What happens when the BBC rids itself of all the woke lefties and liberal snowflakes who pollute the airwaves with their jokes and nonsense? It might look a little like Thatcher & Reagan: A Very Special Relationship (BBC Two), a respectful, if not particularly thrilling, two-part documentary that tells the story of the eight years during which the two leaders ruled their nations at the same time. It is written and presented by Charles Moore, former editor of the Daily Telegraph and the Spectator, who also wrote all three volumes of Margaret Thatcher’s authorised biography.
This first episode covers Thatcher’s rise to power, Ronald Reagan’s inauguration and the Falklands war, with a bit of nuclear wrangling thrown-in for good measure. Moore argues that the pair had the vision and time in office to imagine an end to the cold war that had been simmering for more than 30 years, and which most world leaders saw as something to accept, rather than attempt to change. Reagan and Thatcher were dedicated cold war warriors, Moore suggests, who worked together to stand up to the Soviet Union, and in doing so changed the course of history. “They saw the beginning of the end of the cold war, as the world emerged from the shadow of nuclear Armageddon,” he says, to a television audience still facing a 24-hour news cycle comprised of east-west tensions and the shadow of nuclear Armageddon. Perhaps the documentary was made last summer.
Thatcher’s steely public image as the “Iron Lady” actually came from a Soviet newspaper, according to Malcolm Rifkind, who first served under Thatcher as a junior minister in the Foreign Office and is one of many interviewees here. Although the programme’s waving away of the nuclear threat might seem horribly dated, this is not a terrible time to revise the history of the 1980s, particularly since Moore delves into US sanctions imposed on a Siberian gas pipeline and the divided response to this in Europe.
But this is a film that is enamoured of its subjects. While last week’s Channel 4 documentary about the Falklands conflict used its insider access to find revelations about the conflict, this documentary does little but admire Reagan and Thatcher. It is almost entirely uncritical, save for Bernard Ingham, Thatcher’s chief press secretary, roughly admitting that the early years of her tenure were “dire”, and Moore explaining that just after she was first elected, there was a sense that she would only last a single term. Otherwise, almost every interviewee seems in awe of her fierceness and uncompromising nature. Reagan, too, gets off lightly, with the documentary claiming that there was a perception that he was “very much an actor”, lacking in brains at the start, before his communicative gifts began to dazzle.
There are a few attempts at loosely psychoanalysing what Reagan and Thatcher saw in each other. Reagan, apparently, was close to his mother and drawn to “compelling women”, while Thatcher “wanted to look up to a man … she wanted to admire a man”. One talking head suggests that they were two lone operators, but once they had found each other, “they were never alone again”. Hmm.

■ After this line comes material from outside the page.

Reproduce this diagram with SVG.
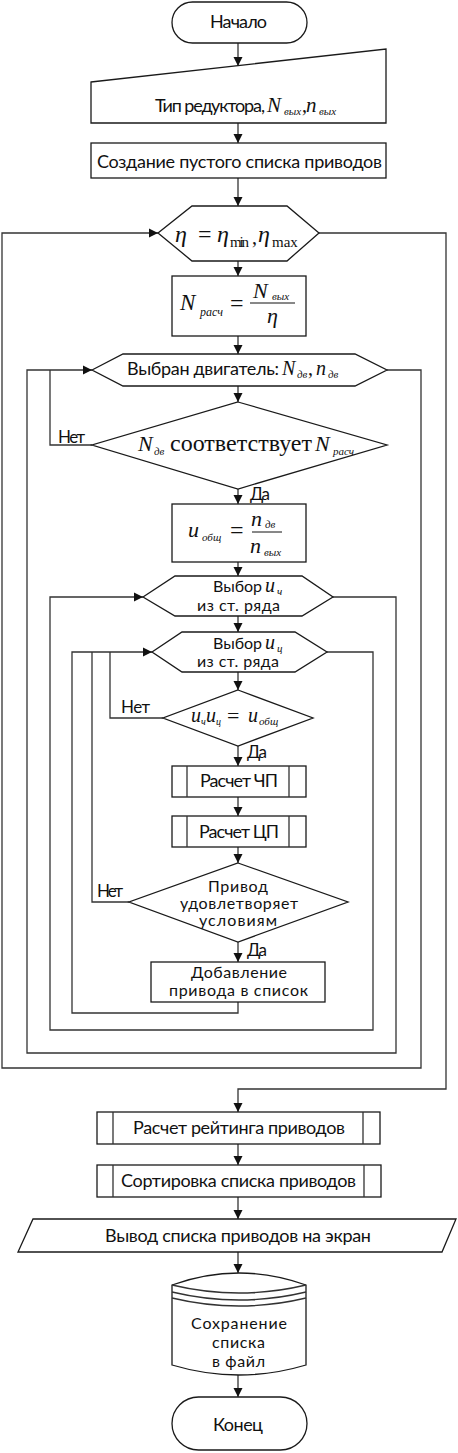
<svg xmlns="http://www.w3.org/2000/svg" width="458" height="1453" viewBox="0 0 458 1453">
<style>
.s{fill:#fff;stroke:#1a1a1a;stroke-width:1.3}
.c{fill:none;stroke:#333;stroke-width:1.3}
.l{font-family:Lato,"Noto Sans",sans-serif;font-size:18px;fill:#111}
.t{font-family:Lato,"Noto Sans",sans-serif;font-size:16px;fill:#111}
.sm{font-family:Lato,"Noto Sans",sans-serif;font-size:17px;fill:#111}
.m{font-family:"Liberation Serif","DejaVu Serif",serif;font-style:italic;fill:#111}
.r{font-family:"Liberation Serif","DejaVu Serif",serif;fill:#111}
</style>
<defs>
<marker id="a" viewBox="0 0 10 10" refX="10" refY="5" markerWidth="9" markerHeight="10" markerUnits="userSpaceOnUse" orient="auto">
<path d="M0,0 L10,5 L0,10 z" fill="#111"/>
</marker>
</defs>
<g id="connectors" class="c">
<path d="M238,43 V66" marker-end="url(#a)"/>
<path d="M238,123 V143" marker-end="url(#a)"/>
<path d="M238,178 V206" marker-end="url(#a)"/>
<path d="M238,261 V276" marker-end="url(#a)"/>
<path d="M238,336 V354" marker-end="url(#a)"/>
<path d="M238,386 V402" marker-end="url(#a)"/>
<path d="M238,489 V504" marker-end="url(#a)"/>
<path d="M238,562 V576" marker-end="url(#a)"/>
<path d="M238,616 V632" marker-end="url(#a)"/>
<path d="M238,672 V690" marker-end="url(#a)"/>
<path d="M238,746 V766" marker-end="url(#a)"/>
<path d="M238,797 V816" marker-end="url(#a)"/>
<path d="M238,847 V863" marker-end="url(#a)"/>
<path d="M238,942 V962" marker-end="url(#a)"/>
<path d="M238,1002 V1013 H72 V652 H152" marker-end="url(#a)"/>
<path d="M163,718 H110 V652"/>
<path d="M129,902 H92 V652"/>
<path d="M327,652 H373 V1030 H50 V597 H143" marker-end="url(#a)"/>
<path d="M333,597 H396 V1053 H27 V370 H92" marker-end="url(#a)"/>
<path d="M92,445 H50 V370"/>
<path d="M387,370 H421 V1068 H2 V233 H158" marker-end="url(#a)"/>
<path d="M319,233 H446 V1089 H238 V1112" marker-end="url(#a)"/>
<path d="M238,1144 V1165" marker-end="url(#a)"/>
<path d="M238,1197 V1219" marker-end="url(#a)"/>
<path d="M238,1252 V1273" marker-end="url(#a)"/>
<path d="M238,1375 V1397" marker-end="url(#a)"/>
</g>
<g id="start">
<rect class="s" x="172" y="2" width="135" height="41" rx="20.5"/>
<text class="l" x="210" y="28" textLength="57">Начало</text>
</g>
<g id="input">
<polygon class="s" points="91,82 386,49 386,123 91,123"/>
<text class="l" x="155" y="112" textLength="110">Тип редуктора,</text>
<text class="m" x="267" y="112" font-size="21">N</text>
<text class="m" x="284" y="115" font-size="11">вых</text>
<text class="r" x="302" y="112" font-size="20">,</text>
<text class="m" x="306" y="112" font-size="21">n</text>
<text class="m" x="319" y="115" font-size="11">вых</text>
</g>
<g id="create-list">
<rect class="s" x="91" y="143" width="295" height="35"/>
<text class="l" x="97" y="168" textLength="285">Создание пустого списка приводов</text>
</g>
<g id="loop-eta">
<polygon class="s" points="158,233 192,206 287,206 319,233 287,261 192,261"/>
<text class="m" x="175" y="242" font-size="24">η</text>
<text class="r" x="198" y="242" font-size="24">=</text>
<text class="m" x="217" y="242" font-size="24">η</text>
<text class="r" x="230" y="247" font-size="15" textLength="19">min</text>
<text class="r" x="252" y="244" font-size="20">,</text>
<text class="m" x="258" y="242" font-size="24">η</text>
<text class="r" x="272" y="247" font-size="15">max</text>
</g>
<g id="n-calc">
<rect class="s" x="172" y="276" width="134" height="60"/>
<text class="m" x="180" y="310" font-size="23">N</text>
<text class="m" x="200" y="316" font-size="12">расч</text>
<text class="r" x="230" y="311" font-size="24">=</text>
<line x1="250" y1="303" x2="295" y2="303" stroke="#111" stroke-width="1"/>
<text class="m" x="253" y="298" font-size="22">N</text>
<text class="m" x="272" y="300" font-size="11">вых</text>
<text class="m" x="267" y="323" font-size="22">η</text>
</g>
<g id="loop-motor">
<polygon class="s" points="92,370 123,354 355,354 387,370 355,386 123,386"/>
<text class="l" x="127" y="375" textLength="152">Выбран двигатель:</text>
<text class="m" x="282" y="375" font-size="20">N</text>
<text class="m" x="297" y="378" font-size="11">дв</text>
<text class="r" x="308" y="375" font-size="20">,</text>
<text class="m" x="316" y="375" font-size="20">n</text>
<text class="m" x="328" y="378" font-size="11">дв</text>
</g>
<g id="check-power">
<polygon class="s" points="238,402 387,445 238,489 92,445"/>
<text class="m" x="138" y="451" font-size="22">N</text>
<text class="m" x="154" y="455" font-size="11">дв</text>
<text class="r" x="170" y="451" font-size="24" textLength="142">соответствует</text>
<text class="m" x="315" y="451" font-size="22">N</text>
<text class="m" x="333" y="455" font-size="11">расч</text>
<text class="sm" x="58" y="443" textLength="27">Нет</text>
<text class="sm" x="250" y="500" textLength="20">Да</text>
</g>
<g id="u-total">
<rect class="s" x="172" y="504" width="134" height="58"/>
<text class="m" x="188" y="537" font-size="22">u</text>
<text class="m" x="202" y="541" font-size="11">общ</text>
<text class="r" x="230" y="538" font-size="24">=</text>
<line x1="252" y1="532" x2="282" y2="532" stroke="#111" stroke-width="1"/>
<text class="m" x="251" y="526" font-size="22">n</text>
<text class="m" x="265" y="528" font-size="11">дв</text>
<text class="m" x="250" y="553" font-size="22">n</text>
<text class="m" x="264" y="556" font-size="11">вых</text>
</g>
<g id="loop-uch">
<polygon class="s" points="143,597 175,576 302,576 333,597 302,616 175,616"/>
<text class="t" x="213" y="592" textLength="49">Выбор</text>
<text class="m" x="265" y="592" font-size="20">u</text>
<text class="m" x="277" y="595" font-size="11">ч</text>
<text class="t" x="197" y="611" textLength="83">из ст. ряда</text>
</g>
<g id="loop-uc">
<polygon class="s" points="152,652 182,632 295,632 327,652 295,672 182,672"/>
<text class="t" x="213" y="649" textLength="49">Выбор</text>
<text class="m" x="265" y="649" font-size="20">u</text>
<text class="m" x="277" y="652" font-size="11">ц</text>
<text class="t" x="197" y="667" textLength="82">из ст. ряда</text>
</g>
<g id="check-ratio">
<polygon class="s" points="238,690 313,718 238,746 163,718"/>
<text class="m" x="191" y="722" font-size="20">u</text>
<text class="m" x="201" y="725" font-size="10">ч</text>
<text class="m" x="206" y="722" font-size="20">u</text>
<text class="m" x="216" y="725" font-size="10">ц</text>
<text class="r" x="227" y="723" font-size="22">=</text>
<text class="m" x="248" y="722" font-size="20">u</text>
<text class="m" x="259" y="725" font-size="11">общ</text>
<text class="sm" x="121" y="713" textLength="29">Нет</text>
<text class="sm" x="247" y="758" textLength="20">Да</text>
</g>
<g id="calc-chp">
<rect class="s" x="172" y="766" width="134" height="31"/>
<path class="c" d="M187,766 V797 M289,766 V797"/>
<text class="l" x="200" y="787" textLength="78">Расчет ЧП</text>
</g>
<g id="calc-cp">
<rect class="s" x="172" y="816" width="134" height="31"/>
<path class="c" d="M187,816 V847 M289,816 V847"/>
<text class="l" x="199" y="838" textLength="80">Расчет ЦП</text>
</g>
<g id="check-drive">
<polygon class="s" points="238,863 348,902 238,942 129,902"/>
<text class="t" x="208" y="892" textLength="60">Привод</text>
<text class="t" x="180" y="909" textLength="118">удовлетворяет</text>
<text class="t" x="199" y="926" textLength="78">условиям</text>
<text class="sm" x="97" y="897" textLength="26">Нет</text>
<text class="sm" x="247" y="956" textLength="20">Да</text>
</g>
<g id="add-drive">
<rect class="s" x="151" y="962" width="174" height="40"/>
<text class="t" x="191" y="978" textLength="96">Добавление</text>
<text class="t" x="169" y="996" textLength="139">привода в список</text>
</g>
<g id="rating">
<rect class="s" x="97" y="1112" width="283" height="32"/>
<path class="c" d="M113,1112 V1144 M363,1112 V1144"/>
<text class="l" x="133" y="1134" textLength="212">Расчет рейтинга приводов</text>
</g>
<g id="sort">
<rect class="s" x="97" y="1165" width="284" height="32"/>
<path class="c" d="M113,1165 V1197 M364,1165 V1197"/>
<text class="l" x="121" y="1187" textLength="235">Сортировка списка приводов</text>
</g>
<g id="output">
<polygon class="s" points="33,1219 456,1219 442,1252 18,1252"/>
<text class="l" x="105" y="1242" textLength="266">Вывод списка приводов на экран</text>
</g>
<g id="save">
<path class="s" d="M172,1285 L172,1365 Q239,1385 306,1365 L306,1285 Q239,1261 172,1285 Z"/>
<path class="c" d="M172,1285 Q239,1301 306,1285 M172,1292 Q239,1308 306,1292 M172,1298 Q239,1314 306,1298"/>
<text class="t" x="191" y="1329" textLength="96">Сохранение</text>
<text class="t" x="212" y="1348" textLength="53">списка</text>
<text class="t" x="212" y="1367" textLength="53">в файл</text>
</g>
<g id="end">
<rect class="s" x="172" y="1397" width="135" height="53" rx="26.5"/>
<text class="l" x="213" y="1431" textLength="50">Конец</text>
</g>
</svg>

There has been a run of outstanding political and historical documentaries on the BBC over the past couple of years, from Once Upon a Time in Iraq to Blair & Brown: The New Labour Revolution, but this is much cosier and far less probing.
This is a traditional documentary stuffed to the gills with the people who were there. Unsurprisingly, given his decades in journalism and his previous biographies, Moore has access to those on the inside, and many of the contributors were at the table, or at least hovering very close to it, during the crucial moments of Thatcher and Reagan’s friendship and political relationship. He often greets his interviewees with a familiar tone; this is a man making the most of his connections.
It is the sort of sober series that serves an educational purpose, to a point, and if you wanted fireworks and melodrama about a ruthless leader felled by hubris, then you would be watching the Peaky Blinders finale, over on BBC One. But as a result of its traditional approach, I found myself under the influence of what I call the “Cunk effect”, which casts a shadow over documentaries such as this. Any time a presenter is shown ambling down a street as if unaware of the camera, or takes a moment to think, the camera lingering on his thinking face, I faintly wonder when a Diane Morgan voiceover is going to kick in, giving us the full Philomena Cunk experience. This is far too sensible a documentary for that, of course. But I would have enjoyed watching it.